Code that draws figures —
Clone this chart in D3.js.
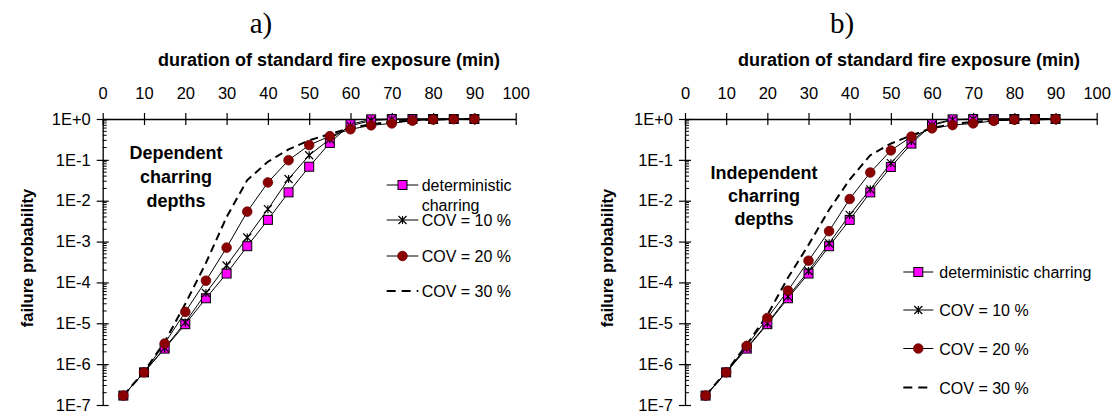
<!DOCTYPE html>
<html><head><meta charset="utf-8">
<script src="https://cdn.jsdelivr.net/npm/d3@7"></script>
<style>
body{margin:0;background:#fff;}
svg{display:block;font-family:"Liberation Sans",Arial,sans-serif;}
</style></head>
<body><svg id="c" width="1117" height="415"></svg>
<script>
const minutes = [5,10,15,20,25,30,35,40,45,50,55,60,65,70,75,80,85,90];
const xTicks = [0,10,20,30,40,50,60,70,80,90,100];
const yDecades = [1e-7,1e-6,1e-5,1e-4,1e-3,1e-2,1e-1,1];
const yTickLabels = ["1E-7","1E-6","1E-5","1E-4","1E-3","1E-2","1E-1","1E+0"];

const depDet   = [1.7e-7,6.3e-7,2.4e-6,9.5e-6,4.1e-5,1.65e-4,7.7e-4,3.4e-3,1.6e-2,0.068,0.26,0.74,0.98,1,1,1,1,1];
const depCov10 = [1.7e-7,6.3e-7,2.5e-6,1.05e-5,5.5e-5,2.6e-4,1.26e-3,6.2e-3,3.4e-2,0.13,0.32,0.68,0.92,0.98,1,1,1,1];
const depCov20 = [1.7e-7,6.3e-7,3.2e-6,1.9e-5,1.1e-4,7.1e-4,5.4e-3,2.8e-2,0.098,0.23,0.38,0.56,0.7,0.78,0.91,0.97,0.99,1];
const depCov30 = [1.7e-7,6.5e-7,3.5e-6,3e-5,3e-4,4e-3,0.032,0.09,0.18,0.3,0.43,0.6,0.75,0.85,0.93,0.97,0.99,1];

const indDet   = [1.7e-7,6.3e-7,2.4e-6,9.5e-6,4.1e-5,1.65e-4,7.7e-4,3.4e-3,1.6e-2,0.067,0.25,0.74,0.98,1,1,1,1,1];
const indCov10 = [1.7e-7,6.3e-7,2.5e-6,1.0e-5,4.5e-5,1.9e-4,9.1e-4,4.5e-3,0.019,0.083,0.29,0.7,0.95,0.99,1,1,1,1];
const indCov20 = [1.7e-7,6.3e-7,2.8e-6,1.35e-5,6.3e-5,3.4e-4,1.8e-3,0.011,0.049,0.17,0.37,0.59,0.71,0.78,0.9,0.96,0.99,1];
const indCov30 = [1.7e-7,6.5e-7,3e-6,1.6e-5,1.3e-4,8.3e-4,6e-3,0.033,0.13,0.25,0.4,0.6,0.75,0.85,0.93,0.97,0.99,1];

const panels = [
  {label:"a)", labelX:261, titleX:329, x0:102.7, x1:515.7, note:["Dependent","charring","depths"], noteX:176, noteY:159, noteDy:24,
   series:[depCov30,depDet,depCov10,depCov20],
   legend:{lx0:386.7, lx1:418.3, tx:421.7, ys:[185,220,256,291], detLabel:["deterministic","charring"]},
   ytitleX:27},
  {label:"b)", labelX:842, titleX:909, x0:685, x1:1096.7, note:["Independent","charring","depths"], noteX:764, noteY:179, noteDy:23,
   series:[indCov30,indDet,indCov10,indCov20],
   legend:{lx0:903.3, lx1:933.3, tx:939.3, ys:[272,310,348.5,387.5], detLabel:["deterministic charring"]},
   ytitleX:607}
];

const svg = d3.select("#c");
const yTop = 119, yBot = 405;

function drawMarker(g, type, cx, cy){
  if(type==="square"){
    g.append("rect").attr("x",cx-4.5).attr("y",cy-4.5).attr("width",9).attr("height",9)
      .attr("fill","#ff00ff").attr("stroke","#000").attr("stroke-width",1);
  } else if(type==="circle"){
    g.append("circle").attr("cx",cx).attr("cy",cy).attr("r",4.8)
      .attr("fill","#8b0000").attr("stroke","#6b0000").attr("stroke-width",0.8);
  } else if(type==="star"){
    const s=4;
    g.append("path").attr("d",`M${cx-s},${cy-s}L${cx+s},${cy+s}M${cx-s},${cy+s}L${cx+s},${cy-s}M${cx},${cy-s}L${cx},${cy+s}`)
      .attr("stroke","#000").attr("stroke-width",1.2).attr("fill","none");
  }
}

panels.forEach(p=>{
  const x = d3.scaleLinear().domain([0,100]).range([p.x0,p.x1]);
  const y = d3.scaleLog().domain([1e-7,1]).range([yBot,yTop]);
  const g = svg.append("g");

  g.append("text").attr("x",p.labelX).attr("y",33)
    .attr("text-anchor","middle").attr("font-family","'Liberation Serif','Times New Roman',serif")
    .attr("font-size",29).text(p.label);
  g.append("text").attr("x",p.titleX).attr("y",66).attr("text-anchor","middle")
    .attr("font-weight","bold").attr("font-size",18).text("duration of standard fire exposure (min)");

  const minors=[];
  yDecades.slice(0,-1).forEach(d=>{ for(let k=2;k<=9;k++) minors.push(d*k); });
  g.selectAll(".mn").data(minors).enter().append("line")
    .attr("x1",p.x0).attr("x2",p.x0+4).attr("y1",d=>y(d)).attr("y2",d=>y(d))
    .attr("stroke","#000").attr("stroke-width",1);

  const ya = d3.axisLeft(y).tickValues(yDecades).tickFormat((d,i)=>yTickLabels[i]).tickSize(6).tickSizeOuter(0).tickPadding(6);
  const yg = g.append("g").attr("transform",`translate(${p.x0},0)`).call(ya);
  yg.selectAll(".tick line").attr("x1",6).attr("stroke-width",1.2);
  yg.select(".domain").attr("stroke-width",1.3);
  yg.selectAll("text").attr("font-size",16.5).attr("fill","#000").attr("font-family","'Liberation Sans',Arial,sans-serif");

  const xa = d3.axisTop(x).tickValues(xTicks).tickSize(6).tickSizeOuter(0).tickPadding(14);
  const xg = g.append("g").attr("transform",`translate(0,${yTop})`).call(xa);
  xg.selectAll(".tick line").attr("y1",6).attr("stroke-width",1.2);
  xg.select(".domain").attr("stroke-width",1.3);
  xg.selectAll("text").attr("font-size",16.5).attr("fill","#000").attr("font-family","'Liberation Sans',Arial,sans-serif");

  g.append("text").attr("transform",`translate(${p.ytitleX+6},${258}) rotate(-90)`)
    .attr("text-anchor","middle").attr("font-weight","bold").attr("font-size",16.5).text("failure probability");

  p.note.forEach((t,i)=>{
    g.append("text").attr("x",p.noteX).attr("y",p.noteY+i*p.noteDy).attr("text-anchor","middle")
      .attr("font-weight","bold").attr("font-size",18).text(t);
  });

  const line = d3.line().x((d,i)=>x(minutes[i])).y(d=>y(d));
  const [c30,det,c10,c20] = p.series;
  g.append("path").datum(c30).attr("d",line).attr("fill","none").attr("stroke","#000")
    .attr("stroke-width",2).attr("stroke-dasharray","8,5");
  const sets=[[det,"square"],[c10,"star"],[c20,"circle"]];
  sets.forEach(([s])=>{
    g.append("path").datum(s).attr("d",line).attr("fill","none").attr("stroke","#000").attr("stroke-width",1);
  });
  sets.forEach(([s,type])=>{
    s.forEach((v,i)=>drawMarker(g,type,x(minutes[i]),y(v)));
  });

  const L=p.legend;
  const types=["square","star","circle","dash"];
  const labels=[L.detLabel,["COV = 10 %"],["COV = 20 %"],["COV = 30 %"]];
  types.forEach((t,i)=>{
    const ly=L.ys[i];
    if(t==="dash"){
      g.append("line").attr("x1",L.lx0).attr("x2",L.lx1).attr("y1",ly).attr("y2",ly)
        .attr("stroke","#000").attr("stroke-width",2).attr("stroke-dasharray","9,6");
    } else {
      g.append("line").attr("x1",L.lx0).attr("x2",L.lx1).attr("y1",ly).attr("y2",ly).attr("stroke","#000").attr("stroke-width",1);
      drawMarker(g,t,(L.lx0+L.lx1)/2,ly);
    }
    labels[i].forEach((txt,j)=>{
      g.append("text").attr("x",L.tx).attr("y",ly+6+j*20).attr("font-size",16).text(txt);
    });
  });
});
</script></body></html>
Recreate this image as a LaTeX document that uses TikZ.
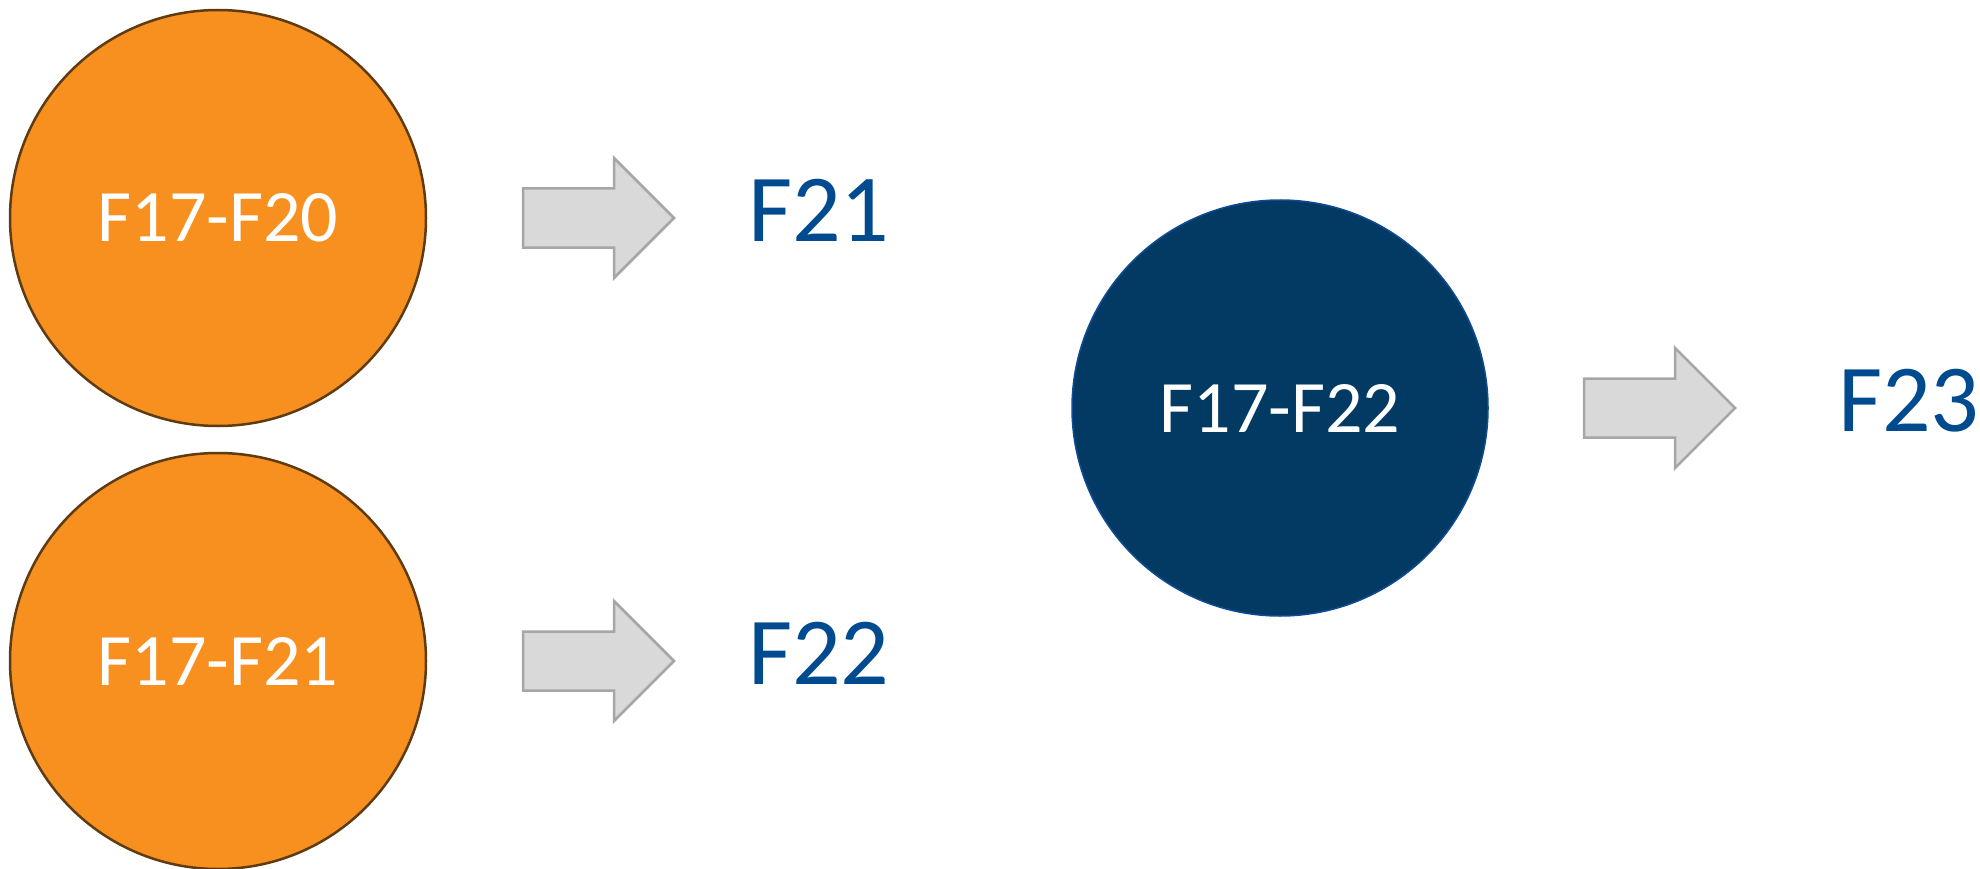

Stated exercise — Out of the preceding entries, pull every line containing the string "this".

Complete answer —
Clone this chart in D3.js.
Recreate this image as a LaTeX document that uses TikZ.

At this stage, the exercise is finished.